>> BEGIN
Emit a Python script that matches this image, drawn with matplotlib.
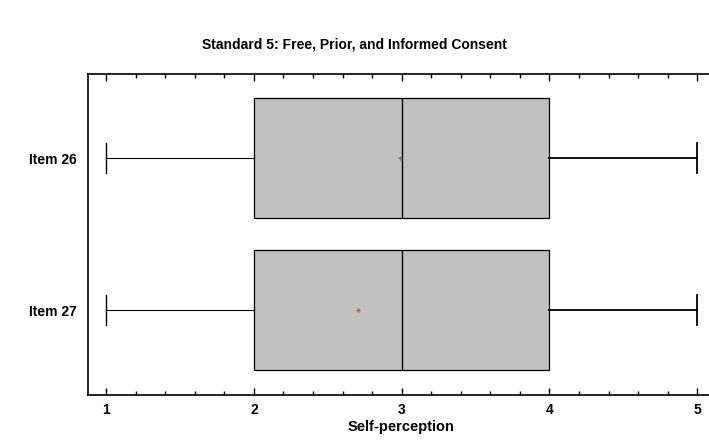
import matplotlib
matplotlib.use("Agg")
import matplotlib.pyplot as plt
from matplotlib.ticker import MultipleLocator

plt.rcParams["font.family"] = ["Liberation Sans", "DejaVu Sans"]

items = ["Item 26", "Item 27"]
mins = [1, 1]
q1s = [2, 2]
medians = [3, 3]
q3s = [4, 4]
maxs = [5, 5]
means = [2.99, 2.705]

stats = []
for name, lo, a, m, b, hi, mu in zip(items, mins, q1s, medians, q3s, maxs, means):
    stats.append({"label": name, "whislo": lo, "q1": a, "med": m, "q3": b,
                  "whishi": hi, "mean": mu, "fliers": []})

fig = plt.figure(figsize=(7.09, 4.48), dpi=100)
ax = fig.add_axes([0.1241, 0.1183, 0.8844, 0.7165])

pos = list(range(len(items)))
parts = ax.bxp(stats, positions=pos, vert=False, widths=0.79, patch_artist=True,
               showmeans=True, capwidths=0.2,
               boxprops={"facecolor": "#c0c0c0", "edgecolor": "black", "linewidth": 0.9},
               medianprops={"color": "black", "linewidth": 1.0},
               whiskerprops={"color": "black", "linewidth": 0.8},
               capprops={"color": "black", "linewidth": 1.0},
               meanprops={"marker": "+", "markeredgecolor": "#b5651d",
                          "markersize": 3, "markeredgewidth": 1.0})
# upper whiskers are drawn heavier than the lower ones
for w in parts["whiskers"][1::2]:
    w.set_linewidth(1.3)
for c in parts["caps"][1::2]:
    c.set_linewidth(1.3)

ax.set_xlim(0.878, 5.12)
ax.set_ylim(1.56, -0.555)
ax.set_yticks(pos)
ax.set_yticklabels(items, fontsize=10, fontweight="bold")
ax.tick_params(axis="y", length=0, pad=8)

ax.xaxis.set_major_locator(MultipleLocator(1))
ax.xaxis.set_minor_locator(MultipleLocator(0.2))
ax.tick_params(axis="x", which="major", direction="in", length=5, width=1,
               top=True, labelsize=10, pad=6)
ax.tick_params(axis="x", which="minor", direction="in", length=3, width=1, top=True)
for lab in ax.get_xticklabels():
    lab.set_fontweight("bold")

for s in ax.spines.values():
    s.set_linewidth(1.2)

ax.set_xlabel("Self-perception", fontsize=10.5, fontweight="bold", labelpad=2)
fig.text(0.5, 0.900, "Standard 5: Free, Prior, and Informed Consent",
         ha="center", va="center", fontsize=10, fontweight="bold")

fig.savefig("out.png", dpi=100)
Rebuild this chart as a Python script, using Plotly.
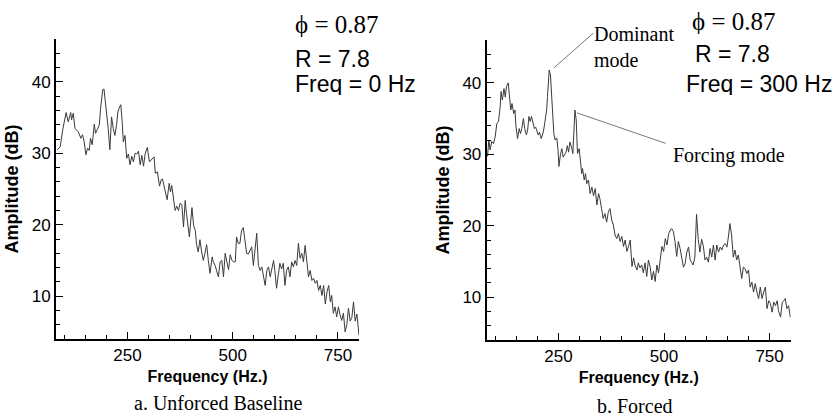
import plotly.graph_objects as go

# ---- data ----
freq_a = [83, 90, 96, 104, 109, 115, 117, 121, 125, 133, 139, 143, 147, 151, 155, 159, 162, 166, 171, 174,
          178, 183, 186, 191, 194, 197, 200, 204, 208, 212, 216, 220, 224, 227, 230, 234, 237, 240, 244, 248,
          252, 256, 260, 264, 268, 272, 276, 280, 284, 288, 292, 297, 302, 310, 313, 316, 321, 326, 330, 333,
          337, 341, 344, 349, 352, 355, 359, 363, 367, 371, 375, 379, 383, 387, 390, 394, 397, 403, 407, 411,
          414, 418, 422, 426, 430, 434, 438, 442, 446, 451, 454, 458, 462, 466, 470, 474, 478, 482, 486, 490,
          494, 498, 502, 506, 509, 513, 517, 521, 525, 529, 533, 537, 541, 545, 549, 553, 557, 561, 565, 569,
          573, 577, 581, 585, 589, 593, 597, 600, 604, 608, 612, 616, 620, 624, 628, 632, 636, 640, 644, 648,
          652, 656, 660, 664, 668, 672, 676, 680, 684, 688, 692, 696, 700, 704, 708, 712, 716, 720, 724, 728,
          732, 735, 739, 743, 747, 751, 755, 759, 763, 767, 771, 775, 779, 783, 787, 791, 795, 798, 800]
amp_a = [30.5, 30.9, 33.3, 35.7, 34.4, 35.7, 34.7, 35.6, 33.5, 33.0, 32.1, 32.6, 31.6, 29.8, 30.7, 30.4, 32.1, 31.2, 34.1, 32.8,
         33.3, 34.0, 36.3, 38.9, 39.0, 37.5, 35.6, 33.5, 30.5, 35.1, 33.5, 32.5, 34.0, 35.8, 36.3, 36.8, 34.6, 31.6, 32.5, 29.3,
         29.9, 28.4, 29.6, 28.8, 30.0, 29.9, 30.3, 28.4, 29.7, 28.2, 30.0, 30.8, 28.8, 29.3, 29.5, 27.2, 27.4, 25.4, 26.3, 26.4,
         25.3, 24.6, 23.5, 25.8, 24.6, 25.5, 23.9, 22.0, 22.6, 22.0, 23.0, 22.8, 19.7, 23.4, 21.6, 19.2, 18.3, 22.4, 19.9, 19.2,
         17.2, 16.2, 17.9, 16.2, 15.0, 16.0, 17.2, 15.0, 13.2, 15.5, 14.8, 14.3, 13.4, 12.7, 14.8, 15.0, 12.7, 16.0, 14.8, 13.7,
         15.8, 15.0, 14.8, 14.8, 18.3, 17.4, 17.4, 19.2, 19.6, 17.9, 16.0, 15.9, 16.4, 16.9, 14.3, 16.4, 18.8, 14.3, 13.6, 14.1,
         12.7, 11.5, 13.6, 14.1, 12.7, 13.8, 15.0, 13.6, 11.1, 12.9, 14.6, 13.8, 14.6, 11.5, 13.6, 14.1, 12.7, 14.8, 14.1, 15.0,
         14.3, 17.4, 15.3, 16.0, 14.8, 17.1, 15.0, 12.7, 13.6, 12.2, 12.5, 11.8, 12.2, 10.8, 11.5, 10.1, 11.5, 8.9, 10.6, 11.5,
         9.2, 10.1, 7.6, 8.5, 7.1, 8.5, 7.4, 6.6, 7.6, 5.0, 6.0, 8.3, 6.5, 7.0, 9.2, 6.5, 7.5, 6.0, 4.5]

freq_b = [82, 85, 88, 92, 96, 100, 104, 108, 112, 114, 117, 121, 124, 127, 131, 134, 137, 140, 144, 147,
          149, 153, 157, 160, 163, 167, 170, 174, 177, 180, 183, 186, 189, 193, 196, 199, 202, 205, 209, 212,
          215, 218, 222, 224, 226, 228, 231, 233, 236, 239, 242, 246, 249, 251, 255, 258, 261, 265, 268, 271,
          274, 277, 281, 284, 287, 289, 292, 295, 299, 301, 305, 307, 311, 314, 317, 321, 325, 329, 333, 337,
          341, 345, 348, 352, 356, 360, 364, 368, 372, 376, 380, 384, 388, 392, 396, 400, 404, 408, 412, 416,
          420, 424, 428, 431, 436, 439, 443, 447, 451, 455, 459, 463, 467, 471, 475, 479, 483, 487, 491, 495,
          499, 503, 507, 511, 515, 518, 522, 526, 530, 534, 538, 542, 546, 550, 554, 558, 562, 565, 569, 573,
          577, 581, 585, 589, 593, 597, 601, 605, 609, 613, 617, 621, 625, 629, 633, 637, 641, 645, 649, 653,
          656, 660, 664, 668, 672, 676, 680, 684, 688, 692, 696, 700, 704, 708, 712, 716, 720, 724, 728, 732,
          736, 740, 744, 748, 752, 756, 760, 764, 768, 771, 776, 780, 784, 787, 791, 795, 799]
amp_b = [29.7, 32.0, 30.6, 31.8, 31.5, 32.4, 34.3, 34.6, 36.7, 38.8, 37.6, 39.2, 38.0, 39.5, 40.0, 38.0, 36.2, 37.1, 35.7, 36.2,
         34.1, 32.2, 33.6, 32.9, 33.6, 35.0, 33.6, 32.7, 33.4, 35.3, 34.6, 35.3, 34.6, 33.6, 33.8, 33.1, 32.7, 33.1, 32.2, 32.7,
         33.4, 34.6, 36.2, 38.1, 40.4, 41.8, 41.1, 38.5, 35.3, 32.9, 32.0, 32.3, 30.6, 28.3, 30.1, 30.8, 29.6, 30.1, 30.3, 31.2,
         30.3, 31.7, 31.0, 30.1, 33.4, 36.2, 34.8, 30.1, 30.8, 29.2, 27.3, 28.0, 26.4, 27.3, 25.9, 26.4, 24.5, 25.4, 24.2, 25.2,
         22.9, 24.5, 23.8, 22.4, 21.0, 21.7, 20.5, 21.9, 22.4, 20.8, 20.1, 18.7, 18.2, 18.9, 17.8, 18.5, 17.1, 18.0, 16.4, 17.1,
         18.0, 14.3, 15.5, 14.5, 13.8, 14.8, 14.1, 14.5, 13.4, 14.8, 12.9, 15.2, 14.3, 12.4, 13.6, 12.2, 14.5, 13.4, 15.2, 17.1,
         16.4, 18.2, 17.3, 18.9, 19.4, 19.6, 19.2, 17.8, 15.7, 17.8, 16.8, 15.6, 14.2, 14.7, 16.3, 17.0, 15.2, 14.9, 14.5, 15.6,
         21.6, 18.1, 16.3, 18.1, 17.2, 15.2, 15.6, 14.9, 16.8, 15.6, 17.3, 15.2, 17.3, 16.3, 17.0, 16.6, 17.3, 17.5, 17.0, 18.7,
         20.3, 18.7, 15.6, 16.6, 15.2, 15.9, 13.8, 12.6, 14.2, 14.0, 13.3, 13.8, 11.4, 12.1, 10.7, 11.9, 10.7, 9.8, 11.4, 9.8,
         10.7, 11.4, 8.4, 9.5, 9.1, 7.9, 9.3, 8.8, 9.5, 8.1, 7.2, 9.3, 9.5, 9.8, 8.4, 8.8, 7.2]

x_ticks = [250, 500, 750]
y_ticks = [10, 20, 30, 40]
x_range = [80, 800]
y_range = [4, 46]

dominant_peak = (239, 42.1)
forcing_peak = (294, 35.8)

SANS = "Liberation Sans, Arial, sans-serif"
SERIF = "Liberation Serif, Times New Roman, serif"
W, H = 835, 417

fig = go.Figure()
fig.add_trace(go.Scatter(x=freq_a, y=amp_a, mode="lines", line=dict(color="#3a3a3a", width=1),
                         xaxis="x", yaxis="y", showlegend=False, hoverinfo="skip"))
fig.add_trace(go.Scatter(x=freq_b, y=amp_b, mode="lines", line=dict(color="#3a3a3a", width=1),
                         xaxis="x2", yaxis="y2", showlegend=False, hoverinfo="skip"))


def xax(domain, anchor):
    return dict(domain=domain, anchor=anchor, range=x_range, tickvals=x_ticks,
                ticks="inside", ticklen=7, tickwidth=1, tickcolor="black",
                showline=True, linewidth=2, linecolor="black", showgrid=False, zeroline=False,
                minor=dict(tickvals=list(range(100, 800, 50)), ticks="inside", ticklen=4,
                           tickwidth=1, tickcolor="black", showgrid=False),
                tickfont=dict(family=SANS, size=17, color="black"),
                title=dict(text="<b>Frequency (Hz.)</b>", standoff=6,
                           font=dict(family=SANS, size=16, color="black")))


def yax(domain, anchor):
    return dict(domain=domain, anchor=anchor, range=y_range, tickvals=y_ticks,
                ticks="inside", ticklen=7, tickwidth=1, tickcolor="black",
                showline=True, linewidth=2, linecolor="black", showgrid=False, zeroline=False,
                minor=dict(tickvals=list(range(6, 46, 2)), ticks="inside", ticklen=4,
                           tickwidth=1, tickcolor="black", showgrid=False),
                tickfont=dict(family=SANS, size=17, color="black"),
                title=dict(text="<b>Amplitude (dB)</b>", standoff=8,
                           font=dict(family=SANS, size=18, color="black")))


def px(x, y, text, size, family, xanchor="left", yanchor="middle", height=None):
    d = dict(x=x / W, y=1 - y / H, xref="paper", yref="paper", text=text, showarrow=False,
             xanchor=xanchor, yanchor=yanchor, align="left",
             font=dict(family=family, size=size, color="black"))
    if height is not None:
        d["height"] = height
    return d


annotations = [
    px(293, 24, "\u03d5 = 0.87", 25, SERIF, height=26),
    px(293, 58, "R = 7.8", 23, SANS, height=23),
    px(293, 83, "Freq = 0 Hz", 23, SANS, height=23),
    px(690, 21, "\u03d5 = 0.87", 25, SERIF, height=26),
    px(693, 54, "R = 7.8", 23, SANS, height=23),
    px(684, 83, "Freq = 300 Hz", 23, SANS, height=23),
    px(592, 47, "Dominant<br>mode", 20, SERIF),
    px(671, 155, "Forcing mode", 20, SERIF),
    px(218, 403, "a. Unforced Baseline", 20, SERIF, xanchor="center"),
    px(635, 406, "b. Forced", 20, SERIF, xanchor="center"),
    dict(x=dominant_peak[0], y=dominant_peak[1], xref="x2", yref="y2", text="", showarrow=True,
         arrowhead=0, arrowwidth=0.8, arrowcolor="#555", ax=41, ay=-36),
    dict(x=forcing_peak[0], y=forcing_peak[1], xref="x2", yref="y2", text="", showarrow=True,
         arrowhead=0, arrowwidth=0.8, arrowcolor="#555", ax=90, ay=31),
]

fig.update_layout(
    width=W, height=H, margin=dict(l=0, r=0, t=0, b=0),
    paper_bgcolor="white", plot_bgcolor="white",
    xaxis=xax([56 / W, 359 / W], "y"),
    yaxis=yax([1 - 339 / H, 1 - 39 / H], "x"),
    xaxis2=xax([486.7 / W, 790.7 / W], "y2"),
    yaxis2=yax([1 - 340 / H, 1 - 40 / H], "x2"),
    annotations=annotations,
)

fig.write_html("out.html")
>> END
◆ WRITTEN PROBLEM ◆
Say how many lines have the string "script" in them, offering no words beyond the number.

◆ CORRECT RESULT ◆
2